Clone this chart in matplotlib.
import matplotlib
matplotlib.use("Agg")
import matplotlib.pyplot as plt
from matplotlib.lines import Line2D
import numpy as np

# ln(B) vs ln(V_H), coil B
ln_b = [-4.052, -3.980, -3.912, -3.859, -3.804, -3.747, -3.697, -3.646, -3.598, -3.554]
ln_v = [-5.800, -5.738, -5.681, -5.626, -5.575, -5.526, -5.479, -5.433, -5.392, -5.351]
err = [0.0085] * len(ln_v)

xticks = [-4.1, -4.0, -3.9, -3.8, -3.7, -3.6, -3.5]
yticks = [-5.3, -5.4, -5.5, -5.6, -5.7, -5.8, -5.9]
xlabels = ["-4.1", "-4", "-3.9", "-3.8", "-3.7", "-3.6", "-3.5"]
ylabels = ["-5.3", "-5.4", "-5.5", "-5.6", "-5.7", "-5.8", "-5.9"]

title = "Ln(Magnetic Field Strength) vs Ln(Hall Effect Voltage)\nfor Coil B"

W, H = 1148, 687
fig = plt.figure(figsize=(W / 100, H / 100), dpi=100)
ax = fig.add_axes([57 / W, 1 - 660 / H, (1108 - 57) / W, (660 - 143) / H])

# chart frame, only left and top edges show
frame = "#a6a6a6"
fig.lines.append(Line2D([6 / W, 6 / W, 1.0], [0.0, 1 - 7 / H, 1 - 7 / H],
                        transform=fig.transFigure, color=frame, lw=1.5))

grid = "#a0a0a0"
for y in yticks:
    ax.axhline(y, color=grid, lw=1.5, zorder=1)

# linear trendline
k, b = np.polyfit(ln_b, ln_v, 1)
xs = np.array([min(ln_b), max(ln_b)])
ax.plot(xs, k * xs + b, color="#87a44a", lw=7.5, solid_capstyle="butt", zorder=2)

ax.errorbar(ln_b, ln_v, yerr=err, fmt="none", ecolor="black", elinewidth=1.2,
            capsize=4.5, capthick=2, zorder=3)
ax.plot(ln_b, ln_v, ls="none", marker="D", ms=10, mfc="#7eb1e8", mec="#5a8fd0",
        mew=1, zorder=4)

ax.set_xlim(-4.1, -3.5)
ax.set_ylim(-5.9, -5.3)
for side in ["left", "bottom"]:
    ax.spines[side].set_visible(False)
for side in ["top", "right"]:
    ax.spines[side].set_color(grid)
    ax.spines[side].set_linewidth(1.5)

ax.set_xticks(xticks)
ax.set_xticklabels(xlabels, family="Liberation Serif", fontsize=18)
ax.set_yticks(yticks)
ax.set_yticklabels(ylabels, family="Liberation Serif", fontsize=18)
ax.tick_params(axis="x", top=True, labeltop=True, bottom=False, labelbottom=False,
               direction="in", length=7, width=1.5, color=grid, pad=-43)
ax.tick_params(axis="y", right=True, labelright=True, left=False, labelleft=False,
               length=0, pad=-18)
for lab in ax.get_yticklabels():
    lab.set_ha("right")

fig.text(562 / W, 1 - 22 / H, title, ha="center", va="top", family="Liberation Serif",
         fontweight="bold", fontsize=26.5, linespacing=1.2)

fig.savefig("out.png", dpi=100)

** EXERCISE BRIEF **
Word for word, quote the lines of the material from the first line through the line with "ax.plot(xs, k *", both ends included.

** RESULT OF THIS EXERCISE **
Clone this chart in matplotlib.
import matplotlib
matplotlib.use("Agg")
import matplotlib.pyplot as plt
from matplotlib.lines import Line2D
import numpy as np

# ln(B) vs ln(V_H), coil B
ln_b = [-4.052, -3.980, -3.912, -3.859, -3.804, -3.747, -3.697, -3.646, -3.598, -3.554]
ln_v = [-5.800, -5.738, -5.681, -5.626, -5.575, -5.526, -5.479, -5.433, -5.392, -5.351]
err = [0.0085] * len(ln_v)

xticks = [-4.1, -4.0, -3.9, -3.8, -3.7, -3.6, -3.5]
yticks = [-5.3, -5.4, -5.5, -5.6, -5.7, -5.8, -5.9]
xlabels = ["-4.1", "-4", "-3.9", "-3.8", "-3.7", "-3.6", "-3.5"]
ylabels = ["-5.3", "-5.4", "-5.5", "-5.6", "-5.7", "-5.8", "-5.9"]

title = "Ln(Magnetic Field Strength) vs Ln(Hall Effect Voltage)\nfor Coil B"

W, H = 1148, 687
fig = plt.figure(figsize=(W / 100, H / 100), dpi=100)
ax = fig.add_axes([57 / W, 1 - 660 / H, (1108 - 57) / W, (660 - 143) / H])

# chart frame, only left and top edges show
frame = "#a6a6a6"
fig.lines.append(Line2D([6 / W, 6 / W, 1.0], [0.0, 1 - 7 / H, 1 - 7 / H],
                        transform=fig.transFigure, color=frame, lw=1.5))

grid = "#a0a0a0"
for y in yticks:
    ax.axhline(y, color=grid, lw=1.5, zorder=1)

# linear trendline
k, b = np.polyfit(ln_b, ln_v, 1)
xs = np.array([min(ln_b), max(ln_b)])
ax.plot(xs, k * xs + b, color="#87a44a", lw=7.5, solid_capstyle="butt", zorder=2)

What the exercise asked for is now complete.